• [The exercise] Give every line back verbatim, dropping all images.

** START Stored data **

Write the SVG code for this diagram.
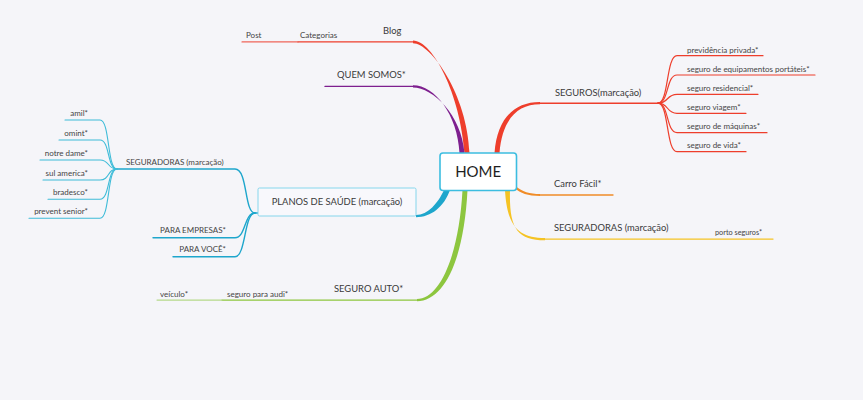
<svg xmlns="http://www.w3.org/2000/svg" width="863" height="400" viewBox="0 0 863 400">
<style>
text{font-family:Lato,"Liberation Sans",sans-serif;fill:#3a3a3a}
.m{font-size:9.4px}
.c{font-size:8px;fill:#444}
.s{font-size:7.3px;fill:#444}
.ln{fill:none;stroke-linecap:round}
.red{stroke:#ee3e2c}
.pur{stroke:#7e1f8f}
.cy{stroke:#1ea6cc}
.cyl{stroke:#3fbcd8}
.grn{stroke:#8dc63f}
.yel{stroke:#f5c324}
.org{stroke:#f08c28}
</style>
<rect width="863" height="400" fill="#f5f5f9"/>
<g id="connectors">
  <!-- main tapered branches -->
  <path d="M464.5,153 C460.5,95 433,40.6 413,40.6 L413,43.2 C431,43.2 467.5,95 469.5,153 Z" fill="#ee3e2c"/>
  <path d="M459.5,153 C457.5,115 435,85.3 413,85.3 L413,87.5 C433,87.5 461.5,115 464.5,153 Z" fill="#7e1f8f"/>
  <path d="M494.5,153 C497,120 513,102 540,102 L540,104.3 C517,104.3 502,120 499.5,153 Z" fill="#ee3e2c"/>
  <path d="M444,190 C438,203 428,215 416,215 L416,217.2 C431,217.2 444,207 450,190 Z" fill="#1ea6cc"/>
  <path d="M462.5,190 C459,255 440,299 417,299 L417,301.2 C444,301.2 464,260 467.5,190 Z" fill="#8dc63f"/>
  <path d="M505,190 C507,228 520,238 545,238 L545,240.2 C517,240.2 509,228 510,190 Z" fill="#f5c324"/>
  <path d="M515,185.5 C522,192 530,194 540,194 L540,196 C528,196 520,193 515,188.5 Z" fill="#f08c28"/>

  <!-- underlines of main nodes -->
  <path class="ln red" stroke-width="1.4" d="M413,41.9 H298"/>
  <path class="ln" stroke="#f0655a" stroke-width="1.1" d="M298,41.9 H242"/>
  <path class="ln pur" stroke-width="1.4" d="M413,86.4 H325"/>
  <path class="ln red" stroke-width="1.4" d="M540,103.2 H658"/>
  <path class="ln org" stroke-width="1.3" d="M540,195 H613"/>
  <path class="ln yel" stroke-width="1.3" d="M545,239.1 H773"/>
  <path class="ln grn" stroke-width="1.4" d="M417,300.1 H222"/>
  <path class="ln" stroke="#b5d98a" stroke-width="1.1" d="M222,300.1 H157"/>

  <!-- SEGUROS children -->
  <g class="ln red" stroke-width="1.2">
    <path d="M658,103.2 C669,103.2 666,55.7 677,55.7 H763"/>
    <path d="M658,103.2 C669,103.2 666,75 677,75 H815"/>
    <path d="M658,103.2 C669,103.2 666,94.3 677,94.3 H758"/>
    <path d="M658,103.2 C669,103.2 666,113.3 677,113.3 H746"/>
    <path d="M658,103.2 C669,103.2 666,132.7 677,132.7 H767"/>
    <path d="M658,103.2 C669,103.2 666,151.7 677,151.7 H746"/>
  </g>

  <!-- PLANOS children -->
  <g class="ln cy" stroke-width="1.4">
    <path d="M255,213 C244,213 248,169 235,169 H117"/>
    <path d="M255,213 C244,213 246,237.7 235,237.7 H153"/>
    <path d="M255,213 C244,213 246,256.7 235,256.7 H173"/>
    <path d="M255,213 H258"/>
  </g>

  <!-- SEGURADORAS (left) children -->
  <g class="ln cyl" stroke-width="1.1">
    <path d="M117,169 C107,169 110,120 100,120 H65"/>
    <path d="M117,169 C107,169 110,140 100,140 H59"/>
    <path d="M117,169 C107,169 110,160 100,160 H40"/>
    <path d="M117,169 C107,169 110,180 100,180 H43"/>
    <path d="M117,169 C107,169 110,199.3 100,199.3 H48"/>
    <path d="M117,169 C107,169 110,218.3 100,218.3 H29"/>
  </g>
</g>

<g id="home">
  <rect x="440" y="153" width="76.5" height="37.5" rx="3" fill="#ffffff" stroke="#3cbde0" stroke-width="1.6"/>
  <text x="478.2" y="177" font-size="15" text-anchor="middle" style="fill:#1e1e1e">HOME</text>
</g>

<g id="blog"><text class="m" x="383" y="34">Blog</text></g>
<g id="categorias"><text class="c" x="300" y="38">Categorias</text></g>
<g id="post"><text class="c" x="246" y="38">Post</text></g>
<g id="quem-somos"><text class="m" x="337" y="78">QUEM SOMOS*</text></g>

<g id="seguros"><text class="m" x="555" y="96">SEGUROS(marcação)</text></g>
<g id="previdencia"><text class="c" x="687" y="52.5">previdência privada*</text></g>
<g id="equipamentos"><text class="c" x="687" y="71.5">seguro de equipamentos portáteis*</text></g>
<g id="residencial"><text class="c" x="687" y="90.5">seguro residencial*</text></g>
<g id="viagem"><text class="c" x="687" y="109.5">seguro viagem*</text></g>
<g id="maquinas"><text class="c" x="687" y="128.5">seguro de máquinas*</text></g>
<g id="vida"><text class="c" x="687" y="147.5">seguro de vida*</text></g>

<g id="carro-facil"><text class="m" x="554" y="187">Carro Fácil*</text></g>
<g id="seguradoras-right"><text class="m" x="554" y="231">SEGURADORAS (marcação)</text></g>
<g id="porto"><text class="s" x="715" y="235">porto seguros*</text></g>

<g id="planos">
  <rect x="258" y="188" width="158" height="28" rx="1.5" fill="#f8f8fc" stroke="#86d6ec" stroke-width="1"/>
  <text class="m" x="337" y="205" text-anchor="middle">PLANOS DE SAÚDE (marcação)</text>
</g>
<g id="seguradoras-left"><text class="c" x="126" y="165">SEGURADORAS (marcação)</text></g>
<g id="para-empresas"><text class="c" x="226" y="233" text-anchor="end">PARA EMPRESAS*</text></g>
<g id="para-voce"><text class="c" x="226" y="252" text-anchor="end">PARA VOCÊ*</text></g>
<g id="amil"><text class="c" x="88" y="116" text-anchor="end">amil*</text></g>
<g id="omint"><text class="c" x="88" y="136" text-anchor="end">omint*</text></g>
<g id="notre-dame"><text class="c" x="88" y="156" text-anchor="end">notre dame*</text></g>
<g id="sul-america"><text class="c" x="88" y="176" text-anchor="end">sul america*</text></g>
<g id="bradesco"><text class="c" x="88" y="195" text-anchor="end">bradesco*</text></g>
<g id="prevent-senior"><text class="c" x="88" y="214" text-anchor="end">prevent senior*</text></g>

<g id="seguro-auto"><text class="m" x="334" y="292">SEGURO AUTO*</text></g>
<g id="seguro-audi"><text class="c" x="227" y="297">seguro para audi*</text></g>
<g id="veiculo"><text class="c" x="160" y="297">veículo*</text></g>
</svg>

** END Stored data **

• [Answer to this task]
Write the SVG code for this diagram.
<svg xmlns="http://www.w3.org/2000/svg" width="863" height="400" viewBox="0 0 863 400">
<style>
text{font-family:Lato,"Liberation Sans",sans-serif;fill:#3a3a3a}
.m{font-size:9.4px}
.c{font-size:8px;fill:#444}
.s{font-size:7.3px;fill:#444}
.ln{fill:none;stroke-linecap:round}
.red{stroke:#ee3e2c}
.pur{stroke:#7e1f8f}
.cy{stroke:#1ea6cc}
.cyl{stroke:#3fbcd8}
.grn{stroke:#8dc63f}
.yel{stroke:#f5c324}
.org{stroke:#f08c28}
</style>
<rect width="863" height="400" fill="#f5f5f9"/>
<g id="connectors">
  <!-- main tapered branches -->
  <path d="M464.5,153 C460.5,95 433,40.6 413,40.6 L413,43.2 C431,43.2 467.5,95 469.5,153 Z" fill="#ee3e2c"/>
  <path d="M459.5,153 C457.5,115 435,85.3 413,85.3 L413,87.5 C433,87.5 461.5,115 464.5,153 Z" fill="#7e1f8f"/>
  <path d="M494.5,153 C497,120 513,102 540,102 L540,104.3 C517,104.3 502,120 499.5,153 Z" fill="#ee3e2c"/>
  <path d="M444,190 C438,203 428,215 416,215 L416,217.2 C431,217.2 444,207 450,190 Z" fill="#1ea6cc"/>
  <path d="M462.5,190 C459,255 440,299 417,299 L417,301.2 C444,301.2 464,260 467.5,190 Z" fill="#8dc63f"/>
  <path d="M505,190 C507,228 520,238 545,238 L545,240.2 C517,240.2 509,228 510,190 Z" fill="#f5c324"/>
  <path d="M515,185.5 C522,192 530,194 540,194 L540,196 C528,196 520,193 515,188.5 Z" fill="#f08c28"/>

  <!-- underlines of main nodes -->
  <path class="ln red" stroke-width="1.4" d="M413,41.9 H298"/>
  <path class="ln" stroke="#f0655a" stroke-width="1.1" d="M298,41.9 H242"/>
  <path class="ln pur" stroke-width="1.4" d="M413,86.4 H325"/>
  <path class="ln red" stroke-width="1.4" d="M540,103.2 H658"/>
  <path class="ln org" stroke-width="1.3" d="M540,195 H613"/>
  <path class="ln yel" stroke-width="1.3" d="M545,239.1 H773"/>
  <path class="ln grn" stroke-width="1.4" d="M417,300.1 H222"/>
  <path class="ln" stroke="#b5d98a" stroke-width="1.1" d="M222,300.1 H157"/>

  <!-- SEGUROS children -->
  <g class="ln red" stroke-width="1.2">
    <path d="M658,103.2 C669,103.2 666,55.7 677,55.7 H763"/>
    <path d="M658,103.2 C669,103.2 666,75 677,75 H815"/>
    <path d="M658,103.2 C669,103.2 666,94.3 677,94.3 H758"/>
    <path d="M658,103.2 C669,103.2 666,113.3 677,113.3 H746"/>
    <path d="M658,103.2 C669,103.2 666,132.7 677,132.7 H767"/>
    <path d="M658,103.2 C669,103.2 666,151.7 677,151.7 H746"/>
  </g>

  <!-- PLANOS children -->
  <g class="ln cy" stroke-width="1.4">
    <path d="M255,213 C244,213 248,169 235,169 H117"/>
    <path d="M255,213 C244,213 246,237.7 235,237.7 H153"/>
    <path d="M255,213 C244,213 246,256.7 235,256.7 H173"/>
    <path d="M255,213 H258"/>
  </g>

  <!-- SEGURADORAS (left) children -->
  <g class="ln cyl" stroke-width="1.1">
    <path d="M117,169 C107,169 110,120 100,120 H65"/>
    <path d="M117,169 C107,169 110,140 100,140 H59"/>
    <path d="M117,169 C107,169 110,160 100,160 H40"/>
    <path d="M117,169 C107,169 110,180 100,180 H43"/>
    <path d="M117,169 C107,169 110,199.3 100,199.3 H48"/>
    <path d="M117,169 C107,169 110,218.3 100,218.3 H29"/>
  </g>
</g>

<g id="home">
  <rect x="440" y="153" width="76.5" height="37.5" rx="3" fill="#ffffff" stroke="#3cbde0" stroke-width="1.6"/>
  <text x="478.2" y="177" font-size="15" text-anchor="middle" style="fill:#1e1e1e">HOME</text>
</g>

<g id="blog"><text class="m" x="383" y="34">Blog</text></g>
<g id="categorias"><text class="c" x="300" y="38">Categorias</text></g>
<g id="post"><text class="c" x="246" y="38">Post</text></g>
<g id="quem-somos"><text class="m" x="337" y="78">QUEM SOMOS*</text></g>

<g id="seguros"><text class="m" x="555" y="96">SEGUROS(marcação)</text></g>
<g id="previdencia"><text class="c" x="687" y="52.5">previdência privada*</text></g>
<g id="equipamentos"><text class="c" x="687" y="71.5">seguro de equipamentos portáteis*</text></g>
<g id="residencial"><text class="c" x="687" y="90.5">seguro residencial*</text></g>
<g id="viagem"><text class="c" x="687" y="109.5">seguro viagem*</text></g>
<g id="maquinas"><text class="c" x="687" y="128.5">seguro de máquinas*</text></g>
<g id="vida"><text class="c" x="687" y="147.5">seguro de vida*</text></g>

<g id="carro-facil"><text class="m" x="554" y="187">Carro Fácil*</text></g>
<g id="seguradoras-right"><text class="m" x="554" y="231">SEGURADORAS (marcação)</text></g>
<g id="porto"><text class="s" x="715" y="235">porto seguros*</text></g>

<g id="planos">
  <rect x="258" y="188" width="158" height="28" rx="1.5" fill="#f8f8fc" stroke="#86d6ec" stroke-width="1"/>
  <text class="m" x="337" y="205" text-anchor="middle">PLANOS DE SAÚDE (marcação)</text>
</g>
<g id="seguradoras-left"><text class="c" x="126" y="165">SEGURADORAS (marcação)</text></g>
<g id="para-empresas"><text class="c" x="226" y="233" text-anchor="end">PARA EMPRESAS*</text></g>
<g id="para-voce"><text class="c" x="226" y="252" text-anchor="end">PARA VOCÊ*</text></g>
<g id="amil"><text class="c" x="88" y="116" text-anchor="end">amil*</text></g>
<g id="omint"><text class="c" x="88" y="136" text-anchor="end">omint*</text></g>
<g id="notre-dame"><text class="c" x="88" y="156" text-anchor="end">notre dame*</text></g>
<g id="sul-america"><text class="c" x="88" y="176" text-anchor="end">sul america*</text></g>
<g id="bradesco"><text class="c" x="88" y="195" text-anchor="end">bradesco*</text></g>
<g id="prevent-senior"><text class="c" x="88" y="214" text-anchor="end">prevent senior*</text></g>

<g id="seguro-auto"><text class="m" x="334" y="292">SEGURO AUTO*</text></g>
<g id="seguro-audi"><text class="c" x="227" y="297">seguro para audi*</text></g>
<g id="veiculo"><text class="c" x="160" y="297">veículo*</text></g>
</svg>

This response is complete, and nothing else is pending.